Linking household-level service dependence to multihazard exposure reveals how climate threats can undermine local SDG attainment and demonstrates a systematic exposure bias against poorer households across much of coastal Bangladesh. The findings indicate that strategic, spatially targeted resilience measures can safeguard a large share of current SDG progress by focusing on a subset of high-risk upazilas, improving the efficiency of limited adaptation resources. The poverty bias likely reflects intertwined drivers: resource-dependent livelihoods, insecure land tenure, limited mobility to higher-income urban areas, cumulative land degradation (e.g., salinity, waterlogging), and uneven provision of protective and basic infrastructure. Differences in hazard footprints and service networks lead to indicator-specific vulnerabilities (e.g., electrification more vulnerable to coastal flooding than river flooding). The prioritization curves show strong returns to focusing on top-ranked upazilas, providing a practical roadmap for adaptation planning. Integrating quantitative geospatial risk assessments with qualitative, community-level insights and evolving resilience metrics for assets (roads, power grids, water systems) can further refine local interventions. Mainstreaming such analyses into national planning processes (e.g., Bangladesh’s Mujib Climate Prosperity Plan) can help align adaptation investments with pro-poor SDG strategies and close achievement gaps under intensifying climate risks.

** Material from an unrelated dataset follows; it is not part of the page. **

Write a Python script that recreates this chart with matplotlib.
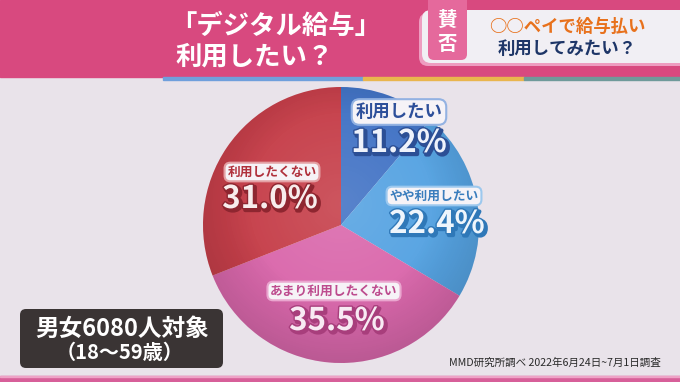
import numpy as np
import matplotlib
matplotlib.use("Agg")
import matplotlib.pyplot as plt
import matplotlib.patheffects as pe
from matplotlib.patches import Rectangle, FancyBboxPatch, Circle

plt.rcParams['font.family'] = ['Noto Sans CJK JP', 'DejaVu Sans']

# data
categories = ["利用したい", "やや利用したい", "あまり利用したくない", "利用したくない"]
shares = [11.2, 22.4, 35.5, 31.0]
title_lines = ["「デジタル給与」", "利用したい？"]
topic_lines = ["○○ペイで給与払い", "利用してみたい？"]
sample_lines = ["男女6080人対象", "（18～59歳）"]
source = "MMD研究所調べ 2022年6月24日~7月1日調査"

# styles (pixel layout, y grows downward)
W, H = 680, 382
BG = "#e9e3ea"
PINK = "#d8497f"
slice_colors = ["#4273c5", "#56a3e2", "#da68ac", "#c63f4a"]
label_colors = ["#2d4f9a", "#3a7dbd", "#bd4b8e", "#b0303b"]
edge_colors = ["#93b2e2", "#9cc8ee", "#eaa6cf", "#e4a0a4"]
pct_dark = ["#2c4f95", "#2f78b8", "#a83e7c", "#8e2630"]
pct_fill = ["#eef2fb", "#eef5fc", "#f8eaf3", "#f8ecec"]
label_pos = [(399, 112), (434, 196), (334, 291), (272, 172)]
label_size = [12.5, 9.2, 9.2, 9.2]
pct_pos = [(399, 143), (437, 224), (337, 321), (270, 199)]
CX, CY, R = 341, 225, 138

fig = plt.figure(figsize=(6.8, 3.82), dpi=100)
fig.patch.set_facecolor(BG)
ax = fig.add_axes([0, 0, 1, 1])
ax.set_facecolor(BG)

# pie (y axis inverted below, so start at -90 and go counterclockwise in data)
wedges, _ = ax.pie(shares, colors=slice_colors, startangle=-90, counterclock=True,
                   center=(CX, CY), radius=R, wedgeprops=dict(linewidth=0))
for w in wedges:
    w.set_zorder(2)

# soft shading on the pie: a light glow in the middle, darker rim
n = 300
gx, gy = np.meshgrid(np.linspace(-1, 1, n), np.linspace(-1, 1, n))
rr = np.sqrt(gx ** 2 + (gy + 0.15) ** 2)
glow = np.ones((n, n, 4))
glow[..., 3] = np.clip(0.12 * (1 - rr / 0.9), 0, 1)
rim = np.zeros((n, n, 4))
rim[..., 3] = np.clip(0.13 * (rr - 0.65) / 0.45, 0, 1)
clip = Circle((CX, CY), R, transform=ax.transData)
for layer in (glow, rim):
    im = ax.imshow(layer, extent=(CX - R, CX + R, CY + R, CY - R), zorder=3,
                   interpolation="bilinear")
    im.set_clip_path(clip)

ax.set_xlim(0, W)
ax.set_ylim(H, 0)
ax.set_aspect("auto")
ax.axis("off")

# header
ax.add_patch(Rectangle((0, 0), W, 77, color=PINK, zorder=5))
for x0, x1, c in [(163, 363, "#6f9fdc"), (363, 524, "#e9b54d"), (524, 680, "#6f9a9a")]:
    ax.add_patch(Rectangle((x0, 77), x1 - x0, 3, color=c, zorder=5))
ax.text(170, 26, title_lines[0], color="white", fontsize=19, fontweight="bold",
        ha="left", va="center", zorder=6)
ax.text(175, 57, title_lines[1], color="white", fontsize=19, fontweight="bold",
        ha="left", va="center", zorder=6)

ax.add_patch(FancyBboxPatch((419, 13), 280, 53, boxstyle="round,pad=0,rounding_size=9",
                            fc="#ee9cc0", ec="none", zorder=5))
ax.add_patch(FancyBboxPatch((422, 10), 280, 53, boxstyle="round,pad=0,rounding_size=9",
                            fc="#f1eff4", ec="none", zorder=6))
ax.add_patch(FancyBboxPatch((428, -8), 39, 68, boxstyle="round,pad=0,rounding_size=6",
                            fc="#e5699c", ec="none", zorder=7))
ax.text(447.5, 20, "賛", color="white", fontsize=14, fontweight="bold",
        ha="center", va="center", zorder=8)
ax.text(447.5, 44, "否", color="white", fontsize=14, fontweight="bold",
        ha="center", va="center", zorder=8)
ax.text(567, 27, topic_lines[0], color="#e8711c", fontsize=12.5, fontweight="bold",
        ha="center", va="center", zorder=8)
ax.text(567, 49, topic_lines[1], color="#1d3567", fontsize=12.5, fontweight="bold",
        ha="center", va="center", zorder=8)

# bottom band
ax.add_patch(Rectangle((0, 376), W, 7, color="#d75f99", zorder=5))
ax.add_patch(Rectangle((0, 376), W, 1.2, color="#eea2c6", zorder=5))

# slice labels
for i, cat in enumerate(categories):
    lx, ly = label_pos[i]
    ax.text(lx, ly, cat, color=label_colors[i], fontsize=label_size[i],
            fontweight="bold", ha="center", va="center", zorder=9,
            bbox=dict(boxstyle="round,pad=0.22,rounding_size=0.45", fc="#f6f3f7",
                      ec=edge_colors[i], lw=1.5))
    px, py = pct_pos[i]
    ax.text(px, py, f"{shares[i]:.1f}%", color=pct_fill[i], fontsize=22.5,
            fontweight="bold", ha="center", va="center", zorder=9,
            path_effects=[pe.Stroke(linewidth=3, foreground=pct_dark[i], offset=(1.5, -1.5)),
                          pe.Stroke(linewidth=2, foreground=pct_dark[i]),
                          pe.Normal()])

# sample box
ax.add_patch(FancyBboxPatch((20, 309), 203, 59, boxstyle="round,pad=0,rounding_size=6",
                            fc="#3a3434", ec="none", zorder=7))
ax.text(122, 329, sample_lines[0], color="white", fontsize=17, fontweight="bold",
        ha="center", va="center", zorder=8)
ax.text(120, 352, sample_lines[1], color="white", fontsize=14.5, fontweight="bold",
        ha="center", va="center", zorder=8)

# source
ax.text(661, 363, source, color="#2a2a2a", fontsize=7.6, ha="right", va="center", zorder=8)

fig.savefig("out.png", dpi=100, facecolor=BG)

This study provides a high-resolution, multihazard, spatial assessment that connects household exposure and essential infrastructure service access to local SDG indicators in coastal Bangladesh. It finds that climate hazards threaten service access for all households and that poorer groups disproportionately face disruptions across most upazilas. By targeting resilience interventions to a relatively small share of the most exposed and consequential upazilas, policymakers can safeguard a substantial portion (50–85%) of progress towards key SDG targets (3, 4, 7, 8, 13). The approach—combining validated hazard layers, infrastructure inventories, and synthetic household microsimulation—offers a transferable framework for data-scarce regions to prioritize pro-poor adaptation. Future work should incorporate additional infrastructures (e.g., water supply, roads, public administration), consider compounding hazards and cascading failures, expand to other hazard types (droughts, wildfires, storms), and include uncertainty analyses and asset-specific fragility and resilience measures to better quantify disruption likelihood and duration.

- Compound hazard interactions (e.g., concurrent cyclone winds and flooding) were not modelled; hazards were assessed independently. - Temporal inconsistencies exist across hazard datasets: future scenarios were applied to floods (2030, RCP 4.5, 1-in-50-year), while cyclone and erosion hazards relied on historical characterizations. - No formal uncertainty analysis of hazard layers was conducted, though inputs have been externally validated. - Service areas were approximated via nearest-neighbour/radius methods due to road network data gaps and synthetic household clustering; exact travel-based accessibility was not modelled. - Disruption thresholds (flood depth >1 m; wind >30 m s−1; any erosion) are simplifying assumptions that may not capture asset-specific fragilities or protective measures. - The analysis assumes a worst-case where exposed assets cause household disruption and does not account for resilience measures already implemented or differential asset robustness. - Some SDG-linked sectors (e.g., water supply, local roads) were omitted due to data limitations, potentially understating cross-sectoral risks. - Household locations are synthetic (though validated), which may introduce spatial uncertainty at very fine scales.